• [Do this] Set down only those lines that fall from the line containing "Generate a Python" through the line containing "import plotly.graph_objects as go", unchanged and without pictures.
================
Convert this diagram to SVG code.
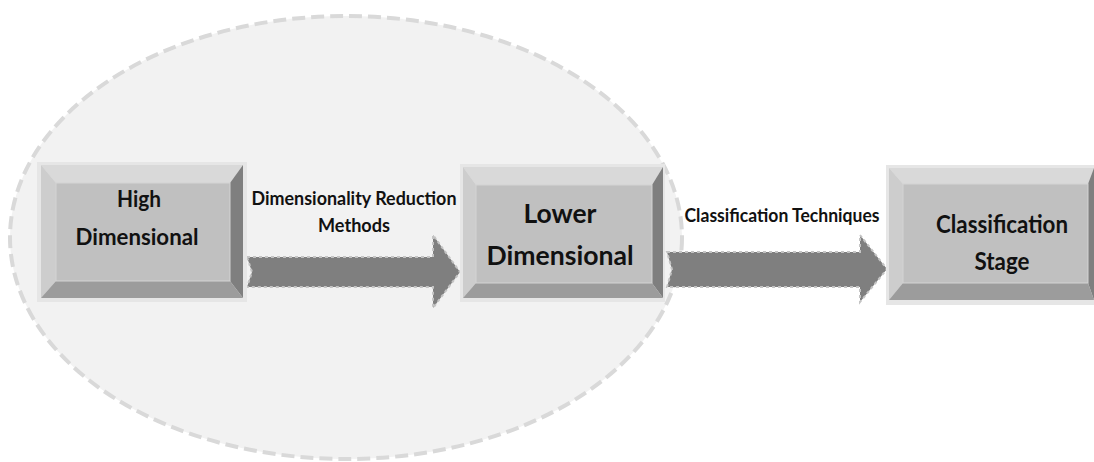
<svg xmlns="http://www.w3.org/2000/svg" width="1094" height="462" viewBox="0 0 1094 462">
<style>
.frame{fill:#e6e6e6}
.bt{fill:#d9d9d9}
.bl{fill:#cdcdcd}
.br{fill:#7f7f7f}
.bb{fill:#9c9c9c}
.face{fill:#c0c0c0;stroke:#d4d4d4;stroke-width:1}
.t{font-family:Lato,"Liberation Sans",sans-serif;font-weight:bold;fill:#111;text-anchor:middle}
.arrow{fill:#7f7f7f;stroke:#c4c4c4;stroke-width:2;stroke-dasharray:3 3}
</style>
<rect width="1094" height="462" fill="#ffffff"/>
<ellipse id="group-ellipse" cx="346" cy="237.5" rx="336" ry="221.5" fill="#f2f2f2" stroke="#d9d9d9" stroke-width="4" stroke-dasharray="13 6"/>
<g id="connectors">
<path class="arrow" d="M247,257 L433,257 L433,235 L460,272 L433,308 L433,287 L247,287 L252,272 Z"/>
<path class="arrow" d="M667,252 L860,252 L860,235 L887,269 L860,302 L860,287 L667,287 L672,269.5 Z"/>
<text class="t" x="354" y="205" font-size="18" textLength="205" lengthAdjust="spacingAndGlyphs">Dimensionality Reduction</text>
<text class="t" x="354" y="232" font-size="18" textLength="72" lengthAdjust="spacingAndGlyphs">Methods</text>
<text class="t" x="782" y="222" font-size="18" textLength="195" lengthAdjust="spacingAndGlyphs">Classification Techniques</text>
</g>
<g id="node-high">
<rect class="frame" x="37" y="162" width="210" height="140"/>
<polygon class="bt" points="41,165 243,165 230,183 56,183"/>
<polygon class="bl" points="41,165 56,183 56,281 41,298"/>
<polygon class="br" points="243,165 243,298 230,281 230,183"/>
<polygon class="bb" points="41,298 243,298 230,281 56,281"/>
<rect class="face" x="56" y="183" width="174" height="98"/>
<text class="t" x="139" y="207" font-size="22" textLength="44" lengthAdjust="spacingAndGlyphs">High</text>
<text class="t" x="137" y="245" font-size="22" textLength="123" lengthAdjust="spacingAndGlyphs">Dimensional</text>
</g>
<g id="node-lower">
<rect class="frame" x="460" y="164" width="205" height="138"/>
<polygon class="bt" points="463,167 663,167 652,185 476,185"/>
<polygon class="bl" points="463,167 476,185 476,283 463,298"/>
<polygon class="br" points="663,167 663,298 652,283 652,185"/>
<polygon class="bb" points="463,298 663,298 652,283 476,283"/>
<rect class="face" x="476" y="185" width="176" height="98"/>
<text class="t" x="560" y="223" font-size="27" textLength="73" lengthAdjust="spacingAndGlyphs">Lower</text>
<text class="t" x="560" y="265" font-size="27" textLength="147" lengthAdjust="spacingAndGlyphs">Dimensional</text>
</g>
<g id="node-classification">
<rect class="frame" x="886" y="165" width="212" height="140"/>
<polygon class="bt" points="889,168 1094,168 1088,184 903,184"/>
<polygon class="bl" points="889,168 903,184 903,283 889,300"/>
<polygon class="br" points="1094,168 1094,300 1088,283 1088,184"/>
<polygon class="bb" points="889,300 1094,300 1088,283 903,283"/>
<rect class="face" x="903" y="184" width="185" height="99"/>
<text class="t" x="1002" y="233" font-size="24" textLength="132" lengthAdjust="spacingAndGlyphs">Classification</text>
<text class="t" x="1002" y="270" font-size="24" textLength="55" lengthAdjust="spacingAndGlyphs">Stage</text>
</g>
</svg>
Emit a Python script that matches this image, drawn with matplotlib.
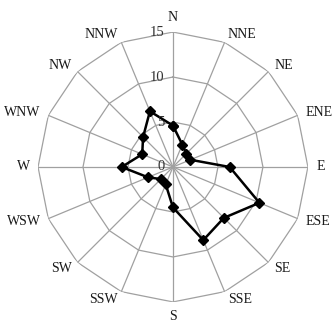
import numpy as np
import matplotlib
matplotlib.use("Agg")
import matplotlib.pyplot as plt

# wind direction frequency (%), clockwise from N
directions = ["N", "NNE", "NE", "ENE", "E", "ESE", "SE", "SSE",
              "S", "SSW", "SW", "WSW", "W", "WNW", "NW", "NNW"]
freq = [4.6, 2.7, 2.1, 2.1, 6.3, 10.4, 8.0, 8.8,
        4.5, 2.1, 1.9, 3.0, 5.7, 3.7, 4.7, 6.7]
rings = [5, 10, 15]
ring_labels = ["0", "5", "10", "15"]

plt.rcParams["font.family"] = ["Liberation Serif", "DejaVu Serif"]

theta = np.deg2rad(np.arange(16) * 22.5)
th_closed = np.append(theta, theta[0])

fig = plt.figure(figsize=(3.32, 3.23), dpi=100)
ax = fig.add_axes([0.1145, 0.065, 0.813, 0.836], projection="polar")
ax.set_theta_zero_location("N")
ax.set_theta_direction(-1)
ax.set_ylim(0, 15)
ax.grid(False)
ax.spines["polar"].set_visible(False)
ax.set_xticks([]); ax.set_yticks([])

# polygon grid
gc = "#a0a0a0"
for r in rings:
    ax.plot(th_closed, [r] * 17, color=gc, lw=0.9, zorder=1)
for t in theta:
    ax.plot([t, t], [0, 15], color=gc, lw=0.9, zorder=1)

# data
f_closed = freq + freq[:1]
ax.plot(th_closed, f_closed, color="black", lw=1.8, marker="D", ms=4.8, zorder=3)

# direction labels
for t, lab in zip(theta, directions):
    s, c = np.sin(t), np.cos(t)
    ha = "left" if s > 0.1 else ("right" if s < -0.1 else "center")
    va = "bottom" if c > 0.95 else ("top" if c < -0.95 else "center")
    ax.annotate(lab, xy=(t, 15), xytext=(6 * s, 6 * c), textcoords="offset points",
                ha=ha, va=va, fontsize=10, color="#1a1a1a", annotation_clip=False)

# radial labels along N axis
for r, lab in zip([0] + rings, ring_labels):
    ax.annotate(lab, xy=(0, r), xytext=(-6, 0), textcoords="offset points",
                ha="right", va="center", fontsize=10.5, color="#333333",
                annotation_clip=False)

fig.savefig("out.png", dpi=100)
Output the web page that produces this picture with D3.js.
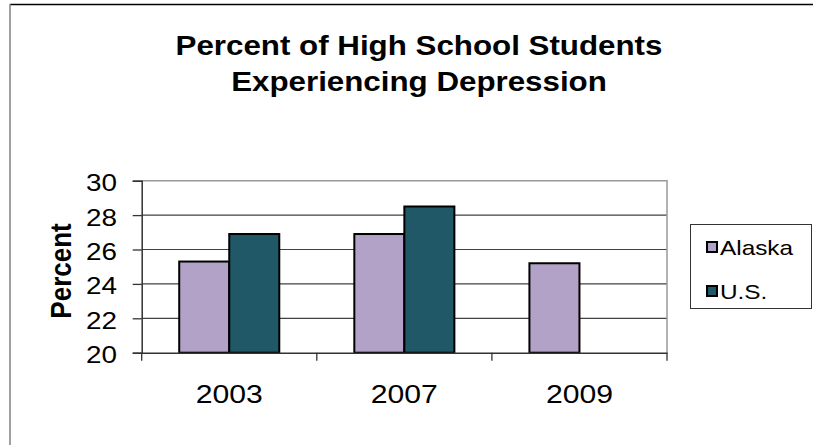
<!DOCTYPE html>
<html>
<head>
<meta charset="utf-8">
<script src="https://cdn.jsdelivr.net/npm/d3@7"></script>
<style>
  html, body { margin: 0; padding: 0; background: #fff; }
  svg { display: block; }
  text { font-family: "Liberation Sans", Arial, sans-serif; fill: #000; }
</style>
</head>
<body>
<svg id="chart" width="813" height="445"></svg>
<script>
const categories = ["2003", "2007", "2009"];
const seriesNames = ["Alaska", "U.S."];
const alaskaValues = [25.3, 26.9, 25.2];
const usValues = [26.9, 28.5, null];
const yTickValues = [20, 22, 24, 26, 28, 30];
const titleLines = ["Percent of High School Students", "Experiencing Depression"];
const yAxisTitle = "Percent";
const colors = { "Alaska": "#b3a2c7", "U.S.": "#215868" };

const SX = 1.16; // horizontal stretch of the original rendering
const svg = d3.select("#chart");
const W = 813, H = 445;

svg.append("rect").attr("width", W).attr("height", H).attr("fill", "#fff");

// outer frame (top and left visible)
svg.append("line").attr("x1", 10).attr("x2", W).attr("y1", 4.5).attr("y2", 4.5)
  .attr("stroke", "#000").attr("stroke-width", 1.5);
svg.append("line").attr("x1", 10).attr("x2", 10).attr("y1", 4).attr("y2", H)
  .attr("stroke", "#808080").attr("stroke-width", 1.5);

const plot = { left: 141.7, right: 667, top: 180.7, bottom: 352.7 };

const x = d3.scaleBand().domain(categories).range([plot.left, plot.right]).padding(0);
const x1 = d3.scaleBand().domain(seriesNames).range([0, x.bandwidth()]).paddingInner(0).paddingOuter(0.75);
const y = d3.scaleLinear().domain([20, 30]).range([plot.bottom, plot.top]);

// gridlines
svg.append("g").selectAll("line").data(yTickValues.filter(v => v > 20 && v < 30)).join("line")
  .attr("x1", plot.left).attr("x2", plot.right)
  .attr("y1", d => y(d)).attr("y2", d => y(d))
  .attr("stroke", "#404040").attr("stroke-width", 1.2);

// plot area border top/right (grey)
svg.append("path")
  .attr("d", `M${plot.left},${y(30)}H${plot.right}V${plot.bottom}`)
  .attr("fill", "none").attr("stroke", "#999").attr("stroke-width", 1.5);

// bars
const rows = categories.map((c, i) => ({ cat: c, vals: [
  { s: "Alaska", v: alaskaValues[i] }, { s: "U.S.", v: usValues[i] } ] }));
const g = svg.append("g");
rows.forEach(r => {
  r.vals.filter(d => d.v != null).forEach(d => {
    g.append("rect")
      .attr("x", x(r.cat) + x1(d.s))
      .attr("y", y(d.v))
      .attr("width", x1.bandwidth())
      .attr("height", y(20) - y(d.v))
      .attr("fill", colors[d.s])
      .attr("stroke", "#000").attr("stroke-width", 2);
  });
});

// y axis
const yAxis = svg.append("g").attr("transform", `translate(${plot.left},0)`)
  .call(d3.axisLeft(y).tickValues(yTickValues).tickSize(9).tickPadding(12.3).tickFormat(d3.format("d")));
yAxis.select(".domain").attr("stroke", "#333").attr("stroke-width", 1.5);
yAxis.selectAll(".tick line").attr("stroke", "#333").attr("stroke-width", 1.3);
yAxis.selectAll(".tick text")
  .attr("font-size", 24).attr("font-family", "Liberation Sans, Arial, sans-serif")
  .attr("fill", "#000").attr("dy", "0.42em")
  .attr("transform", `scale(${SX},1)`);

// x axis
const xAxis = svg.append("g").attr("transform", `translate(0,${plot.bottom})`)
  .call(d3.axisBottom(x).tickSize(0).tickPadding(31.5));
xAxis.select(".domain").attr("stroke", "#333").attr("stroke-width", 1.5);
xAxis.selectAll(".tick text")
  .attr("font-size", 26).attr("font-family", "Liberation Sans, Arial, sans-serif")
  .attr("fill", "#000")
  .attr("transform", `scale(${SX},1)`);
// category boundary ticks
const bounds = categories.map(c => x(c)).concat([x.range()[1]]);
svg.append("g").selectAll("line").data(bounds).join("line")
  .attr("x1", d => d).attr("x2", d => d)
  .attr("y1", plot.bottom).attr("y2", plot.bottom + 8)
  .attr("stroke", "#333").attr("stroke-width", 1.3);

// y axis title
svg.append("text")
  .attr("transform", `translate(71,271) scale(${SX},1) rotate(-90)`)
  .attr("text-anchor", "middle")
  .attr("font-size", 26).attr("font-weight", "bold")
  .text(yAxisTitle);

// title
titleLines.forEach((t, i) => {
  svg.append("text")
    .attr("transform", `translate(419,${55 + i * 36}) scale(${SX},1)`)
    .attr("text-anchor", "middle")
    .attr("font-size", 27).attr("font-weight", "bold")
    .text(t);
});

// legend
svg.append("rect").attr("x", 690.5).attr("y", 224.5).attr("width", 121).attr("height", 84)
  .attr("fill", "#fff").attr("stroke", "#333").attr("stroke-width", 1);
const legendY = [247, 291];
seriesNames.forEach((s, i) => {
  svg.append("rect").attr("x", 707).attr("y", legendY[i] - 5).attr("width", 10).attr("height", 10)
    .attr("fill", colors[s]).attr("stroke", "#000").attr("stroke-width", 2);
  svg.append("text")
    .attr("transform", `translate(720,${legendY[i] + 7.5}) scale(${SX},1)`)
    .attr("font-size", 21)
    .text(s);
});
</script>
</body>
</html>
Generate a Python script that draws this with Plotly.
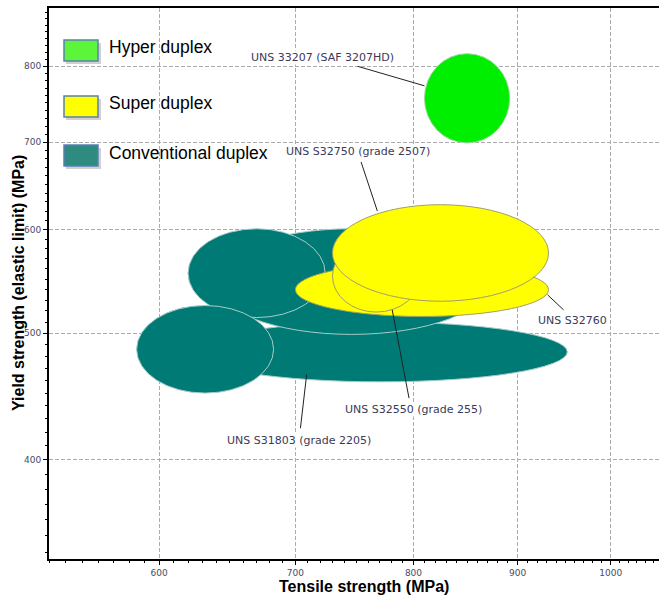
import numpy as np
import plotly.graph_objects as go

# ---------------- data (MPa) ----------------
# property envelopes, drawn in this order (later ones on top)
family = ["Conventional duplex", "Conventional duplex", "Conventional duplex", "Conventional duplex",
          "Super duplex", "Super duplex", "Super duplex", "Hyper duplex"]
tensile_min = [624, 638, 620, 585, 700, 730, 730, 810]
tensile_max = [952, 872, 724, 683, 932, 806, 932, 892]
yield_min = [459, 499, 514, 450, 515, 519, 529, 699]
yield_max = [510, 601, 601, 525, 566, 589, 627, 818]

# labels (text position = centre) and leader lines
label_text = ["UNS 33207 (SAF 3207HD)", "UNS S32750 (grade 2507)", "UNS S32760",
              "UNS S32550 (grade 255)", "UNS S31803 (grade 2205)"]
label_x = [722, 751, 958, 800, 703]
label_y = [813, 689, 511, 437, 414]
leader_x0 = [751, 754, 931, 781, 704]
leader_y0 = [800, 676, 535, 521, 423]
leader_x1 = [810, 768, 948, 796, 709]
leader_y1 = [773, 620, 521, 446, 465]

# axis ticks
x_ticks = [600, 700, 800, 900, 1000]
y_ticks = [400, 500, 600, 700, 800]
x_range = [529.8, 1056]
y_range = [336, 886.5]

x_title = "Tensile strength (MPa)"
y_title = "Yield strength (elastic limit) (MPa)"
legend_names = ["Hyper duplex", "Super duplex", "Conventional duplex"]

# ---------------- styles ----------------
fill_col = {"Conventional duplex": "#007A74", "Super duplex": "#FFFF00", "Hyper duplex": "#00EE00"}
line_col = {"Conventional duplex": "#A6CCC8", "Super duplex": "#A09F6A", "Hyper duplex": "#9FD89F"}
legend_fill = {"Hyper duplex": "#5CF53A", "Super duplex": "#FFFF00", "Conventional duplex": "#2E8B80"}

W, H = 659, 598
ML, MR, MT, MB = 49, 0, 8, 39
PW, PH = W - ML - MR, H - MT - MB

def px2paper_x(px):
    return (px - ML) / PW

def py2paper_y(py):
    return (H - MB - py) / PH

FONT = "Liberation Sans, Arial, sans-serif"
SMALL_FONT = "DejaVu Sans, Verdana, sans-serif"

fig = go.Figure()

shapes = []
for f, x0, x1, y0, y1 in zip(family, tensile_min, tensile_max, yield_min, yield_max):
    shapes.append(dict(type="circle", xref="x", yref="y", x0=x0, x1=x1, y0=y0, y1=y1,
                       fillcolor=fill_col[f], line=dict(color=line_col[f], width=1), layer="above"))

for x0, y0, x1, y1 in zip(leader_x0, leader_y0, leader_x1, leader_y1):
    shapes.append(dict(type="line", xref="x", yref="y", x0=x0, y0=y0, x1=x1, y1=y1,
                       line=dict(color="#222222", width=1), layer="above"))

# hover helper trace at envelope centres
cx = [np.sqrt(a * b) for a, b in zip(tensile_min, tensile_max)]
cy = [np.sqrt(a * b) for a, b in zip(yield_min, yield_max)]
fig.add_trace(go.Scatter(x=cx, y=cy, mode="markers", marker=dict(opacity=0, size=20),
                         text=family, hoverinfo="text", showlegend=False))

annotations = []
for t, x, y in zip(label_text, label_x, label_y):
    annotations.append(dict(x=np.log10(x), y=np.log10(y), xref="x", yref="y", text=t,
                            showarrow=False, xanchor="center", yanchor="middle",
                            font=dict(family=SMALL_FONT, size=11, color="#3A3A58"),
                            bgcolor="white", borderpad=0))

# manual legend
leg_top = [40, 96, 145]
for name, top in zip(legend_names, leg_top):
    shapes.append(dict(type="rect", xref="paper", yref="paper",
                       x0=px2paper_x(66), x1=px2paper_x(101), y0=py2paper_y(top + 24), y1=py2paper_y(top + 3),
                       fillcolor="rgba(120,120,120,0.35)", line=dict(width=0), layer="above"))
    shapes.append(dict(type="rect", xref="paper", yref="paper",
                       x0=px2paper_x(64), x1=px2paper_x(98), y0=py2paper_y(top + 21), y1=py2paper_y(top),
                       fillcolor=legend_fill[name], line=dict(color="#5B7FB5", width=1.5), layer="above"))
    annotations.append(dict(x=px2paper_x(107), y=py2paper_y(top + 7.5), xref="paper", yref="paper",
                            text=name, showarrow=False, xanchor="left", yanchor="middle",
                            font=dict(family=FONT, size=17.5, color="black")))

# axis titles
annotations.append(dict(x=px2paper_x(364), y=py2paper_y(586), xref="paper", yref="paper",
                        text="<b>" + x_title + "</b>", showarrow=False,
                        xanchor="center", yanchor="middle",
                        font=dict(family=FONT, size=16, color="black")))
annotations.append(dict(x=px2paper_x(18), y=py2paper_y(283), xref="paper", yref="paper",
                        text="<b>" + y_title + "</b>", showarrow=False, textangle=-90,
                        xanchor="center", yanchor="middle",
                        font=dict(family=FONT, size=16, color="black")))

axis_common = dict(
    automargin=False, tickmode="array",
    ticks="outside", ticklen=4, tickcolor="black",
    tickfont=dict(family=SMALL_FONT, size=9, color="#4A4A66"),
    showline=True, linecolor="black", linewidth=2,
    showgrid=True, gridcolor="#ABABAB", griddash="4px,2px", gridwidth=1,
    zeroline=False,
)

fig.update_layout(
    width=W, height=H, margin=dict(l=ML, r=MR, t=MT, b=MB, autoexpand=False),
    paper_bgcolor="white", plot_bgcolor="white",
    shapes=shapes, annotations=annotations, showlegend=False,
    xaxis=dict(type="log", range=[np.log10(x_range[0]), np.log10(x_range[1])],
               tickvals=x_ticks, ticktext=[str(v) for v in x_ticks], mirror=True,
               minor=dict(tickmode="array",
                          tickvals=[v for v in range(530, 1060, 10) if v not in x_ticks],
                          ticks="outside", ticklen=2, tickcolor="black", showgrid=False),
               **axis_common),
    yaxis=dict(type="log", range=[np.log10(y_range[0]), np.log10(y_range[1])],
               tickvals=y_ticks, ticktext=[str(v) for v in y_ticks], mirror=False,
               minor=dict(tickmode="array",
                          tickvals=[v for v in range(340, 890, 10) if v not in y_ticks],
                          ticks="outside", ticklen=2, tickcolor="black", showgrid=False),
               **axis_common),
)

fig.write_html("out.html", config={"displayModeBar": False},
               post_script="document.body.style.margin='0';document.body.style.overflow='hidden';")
================
• [Result]
Generate a Python script that draws this with Plotly.
import numpy as np
import plotly.graph_objects as go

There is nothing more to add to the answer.